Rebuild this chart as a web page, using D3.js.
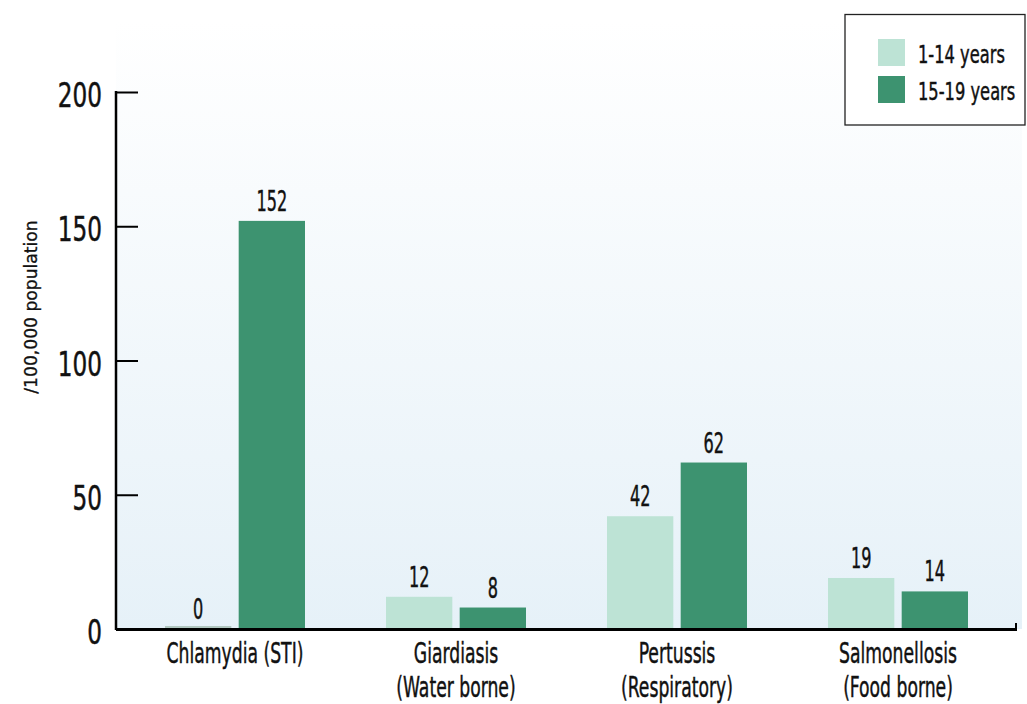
<!DOCTYPE html>
<html><head><meta charset="utf-8">
<script src="https://cdn.jsdelivr.net/npm/d3@7"></script>
<style>
body{margin:0;background:#fff;}
text{font-family:"DejaVu Sans Condensed","DejaVu Sans",sans-serif;fill:#111;stroke:#111;stroke-width:0.45px;}
</style></head>
<body><svg id="c" width="1027" height="704"></svg>
<script>
const categories = ["Chlamydia (STI)", "Giardiasis|(Water borne)", "Pertussis|(Respiratory)", "Salmonellosis|(Food borne)"];
const seriesNames = ["1-14 years", "15-19 years"];
const values1to14 = [0, 12, 42, 19];
const values15to19 = [152, 8, 62, 14];
const yTicks = [0, 50, 100, 150, 200];
const colors = ["#bde3d5", "#3d9370"];

const svg = d3.select("#c");
const pLeft = 116, pRight = 1016, pTop = 92, pBottom = 629;

const defs = svg.append("defs");
const g = defs.append("linearGradient").attr("id","bg").attr("x1",0).attr("y1",0).attr("x2",0).attr("y2",1);
g.append("stop").attr("offset","0%").attr("stop-color","#ffffff");
g.append("stop").attr("offset","100%").attr("stop-color","#e6f1f8");
svg.append("rect").attr("x",pLeft).attr("y",20).attr("width",1022-pLeft).attr("height",pBottom-20).attr("fill","url(#bg)");

const y = d3.scaleLinear().domain([0,200]).range([pBottom, pTop]);
const x0 = d3.scaleBand().domain(categories).range([124.5, 1008.5]).padding(0);
const x1 = d3.scaleBand().domain(seriesNames).range([0,140]).paddingInner(0.1);

const data = categories.map((c,i)=>({cat:c, vals:[values1to14[i], values15to19[i]]}));

const grp = svg.append("g").selectAll("g").data(data).join("g")
  .attr("transform", d=>`translate(${x0(d.cat)+40.5},0)`);
grp.selectAll("rect").data(d=>d.vals.map((v,j)=>({v, s:seriesNames[j], j}))).join("rect")
  .attr("x", d=>x1(d.s)).attr("width", x1.bandwidth())
  .attr("y", d=>y(d.v)).attr("height", d=>Math.max(pBottom - y(d.v), 0))
  .attr("fill", d=>colors[d.j]);
grp.selectAll("line.z").data(d=>d.vals.map((v,j)=>({v, s:seriesNames[j], j})).filter(e=>e.v===0)).join("line")
  .attr("x1", d=>x1(d.s)).attr("x2", d=>x1(d.s)+x1.bandwidth())
  .attr("y1", pBottom-2).attr("y2", pBottom-2).attr("stroke","#9fb8ae").attr("stroke-width",1.5);
grp.selectAll("text.v").data(d=>d.vals.map((v,j)=>({v, s:seriesNames[j], j}))).join("text")
  .attr("class","v")
  .attr("transform", d=>`translate(${x1(d.s)+x1.bandwidth()/2},${y(d.v)-10}) scale(0.64,1)`)
  .attr("text-anchor","middle").attr("font-size",28).text(d=>d.v);

// y axis
const yAxis = d3.axisRight(y).tickValues(yTicks).tickSize(22).tickFormat("");
const ya = svg.append("g").attr("transform",`translate(${pLeft},0)`).call(yAxis);
ya.select(".domain").remove();
ya.selectAll(".tick line").attr("stroke","#000").attr("stroke-width",2);
svg.append("line").attr("x1",pLeft).attr("x2",pLeft).attr("y1",pTop-1).attr("y2",pBottom+1).attr("stroke","#000").attr("stroke-width",2.5);
svg.selectAll("text.yt").data(yTicks).join("text").attr("class","yt")
  .attr("transform", d=>`translate(102,${y(d)+15}) scale(0.78,1)`)
  .attr("text-anchor","end").attr("font-size",33).text(d=>d);

// x axis
svg.append("line").attr("x1",pLeft).attr("x2",pRight).attr("y1",pBottom+0.5).attr("y2",pBottom+0.5).attr("stroke","#000").attr("stroke-width",3);
svg.append("line").attr("x1",pRight).attr("x2",pRight).attr("y1",pBottom+2).attr("y2",pBottom-6).attr("stroke","#000").attr("stroke-width",2);

svg.selectAll("text.xl").data(categories).join("text").attr("class","xl")
  .attr("text-anchor","middle").attr("font-size",29)
  .attr("transform", d=>`translate(${x0(d)+x0.bandwidth()/2},663) scale(0.66,1)`)
  .each(function(d){
    const t = d3.select(this);
    d.split("|").forEach((line,i)=>t.append("tspan").attr("x",0).attr("y",i*34).text(line));
  });

svg.append("text").attr("transform","translate(37,307) rotate(-90) scale(1.06,1)").attr("text-anchor","middle")
  .attr("font-size",18).style("stroke-width","0.3px").text("/100,000 population");

// legend
svg.append("rect").attr("x",845).attr("y",14.5).attr("width",180).attr("height",110.5).attr("fill","#fff").attr("stroke","#222").attr("stroke-width",1.3);
const lg = svg.append("g").selectAll("g").data(seriesNames).join("g").attr("transform",(d,i)=>`translate(878,${39+i*37})`);
lg.append("rect").attr("width",27).attr("height",27).attr("fill",(d,i)=>colors[i]);
lg.append("text").attr("transform","translate(40,24) scale(0.71,1)").attr("font-size",25.5).text(d=>d);
</script></body></html>
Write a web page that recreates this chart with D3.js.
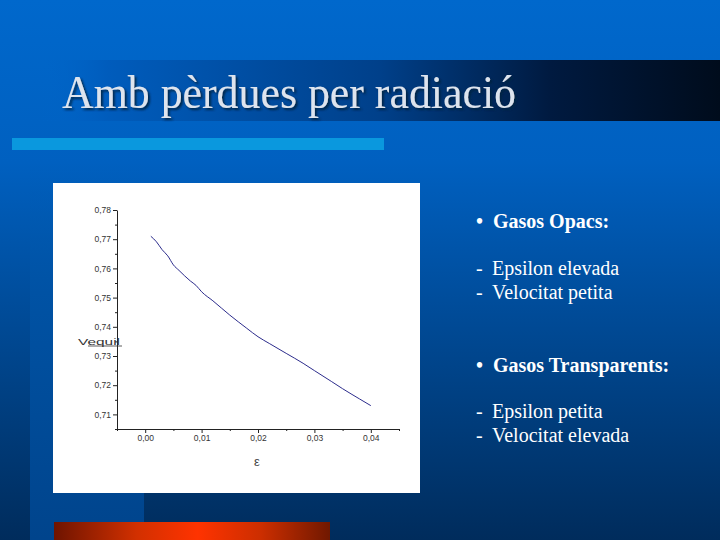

_ _ _

> **The exercise**
Your task is to repeat the data above exactly while excluding the pictures.

> **Final result**
Rebuild this chart as a web page, using D3.js.
<!DOCTYPE html>
<html><head><meta charset="utf-8">
<script src="https://cdn.jsdelivr.net/npm/d3@7"></script>
<style>
body{margin:0;background:#fff;}
text{font-family:"DejaVu Sans Condensed","DejaVu Sans",sans-serif;fill:#111;stroke:#111;stroke-width:0.45px;}
</style></head>
<body><svg id="c" width="1027" height="704"></svg>
<script>
const categories = ["Chlamydia (STI)", "Giardiasis|(Water borne)", "Pertussis|(Respiratory)", "Salmonellosis|(Food borne)"];
const seriesNames = ["1-14 years", "15-19 years"];
const values1to14 = [0, 12, 42, 19];
const values15to19 = [152, 8, 62, 14];
const yTicks = [0, 50, 100, 150, 200];
const colors = ["#bde3d5", "#3d9370"];

const svg = d3.select("#c");
const pLeft = 116, pRight = 1016, pTop = 92, pBottom = 629;

const defs = svg.append("defs");
const g = defs.append("linearGradient").attr("id","bg").attr("x1",0).attr("y1",0).attr("x2",0).attr("y2",1);
g.append("stop").attr("offset","0%").attr("stop-color","#ffffff");
g.append("stop").attr("offset","100%").attr("stop-color","#e6f1f8");
svg.append("rect").attr("x",pLeft).attr("y",20).attr("width",1022-pLeft).attr("height",pBottom-20).attr("fill","url(#bg)");

const y = d3.scaleLinear().domain([0,200]).range([pBottom, pTop]);
const x0 = d3.scaleBand().domain(categories).range([124.5, 1008.5]).padding(0);
const x1 = d3.scaleBand().domain(seriesNames).range([0,140]).paddingInner(0.1);

const data = categories.map((c,i)=>({cat:c, vals:[values1to14[i], values15to19[i]]}));

const grp = svg.append("g").selectAll("g").data(data).join("g")
  .attr("transform", d=>`translate(${x0(d.cat)+40.5},0)`);
grp.selectAll("rect").data(d=>d.vals.map((v,j)=>({v, s:seriesNames[j], j}))).join("rect")
  .attr("x", d=>x1(d.s)).attr("width", x1.bandwidth())
  .attr("y", d=>y(d.v)).attr("height", d=>Math.max(pBottom - y(d.v), 0))
  .attr("fill", d=>colors[d.j]);
grp.selectAll("line.z").data(d=>d.vals.map((v,j)=>({v, s:seriesNames[j], j})).filter(e=>e.v===0)).join("line")
  .attr("x1", d=>x1(d.s)).attr("x2", d=>x1(d.s)+x1.bandwidth())
  .attr("y1", pBottom-2).attr("y2", pBottom-2).attr("stroke","#9fb8ae").attr("stroke-width",1.5);
grp.selectAll("text.v").data(d=>d.vals.map((v,j)=>({v, s:seriesNames[j], j}))).join("text")
  .attr("class","v")
  .attr("transform", d=>`translate(${x1(d.s)+x1.bandwidth()/2},${y(d.v)-10}) scale(0.64,1)`)
  .attr("text-anchor","middle").attr("font-size",28).text(d=>d.v);

// y axis
const yAxis = d3.axisRight(y).tickValues(yTicks).tickSize(22).tickFormat("");
const ya = svg.append("g").attr("transform",`translate(${pLeft},0)`).call(yAxis);
ya.select(".domain").remove();
ya.selectAll(".tick line").attr("stroke","#000").attr("stroke-width",2);
svg.append("line").attr("x1",pLeft).attr("x2",pLeft).attr("y1",pTop-1).attr("y2",pBottom+1).attr("stroke","#000").attr("stroke-width",2.5);
svg.selectAll("text.yt").data(yTicks).join("text").attr("class","yt")
  .attr("transform", d=>`translate(102,${y(d)+15}) scale(0.78,1)`)
  .attr("text-anchor","end").attr("font-size",33).text(d=>d);

// x axis
svg.append("line").attr("x1",pLeft).attr("x2",pRight).attr("y1",pBottom+0.5).attr("y2",pBottom+0.5).attr("stroke","#000").attr("stroke-width",3);
svg.append("line").attr("x1",pRight).attr("x2",pRight).attr("y1",pBottom+2).attr("y2",pBottom-6).attr("stroke","#000").attr("stroke-width",2);

svg.selectAll("text.xl").data(categories).join("text").attr("class","xl")
  .attr("text-anchor","middle").attr("font-size",29)
  .attr("transform", d=>`translate(${x0(d)+x0.bandwidth()/2},663) scale(0.66,1)`)
  .each(function(d){
    const t = d3.select(this);
    d.split("|").forEach((line,i)=>t.append("tspan").attr("x",0).attr("y",i*34).text(line));
  });

svg.append("text").attr("transform","translate(37,307) rotate(-90) scale(1.06,1)").attr("text-anchor","middle")
  .attr("font-size",18).style("stroke-width","0.3px").text("/100,000 population");

// legend
svg.append("rect").attr("x",845).attr("y",14.5).attr("width",180).attr("height",110.5).attr("fill","#fff").attr("stroke","#222").attr("stroke-width",1.3);
const lg = svg.append("g").selectAll("g").data(seriesNames).join("g").attr("transform",(d,i)=>`translate(878,${39+i*37})`);
lg.append("rect").attr("width",27).attr("height",27).attr("fill",(d,i)=>colors[i]);
lg.append("text").attr("transform","translate(40,24) scale(0.71,1)").attr("font-size",25.5).text(d=>d);
</script></body></html>
Write a web page that recreates this chart with D3.js.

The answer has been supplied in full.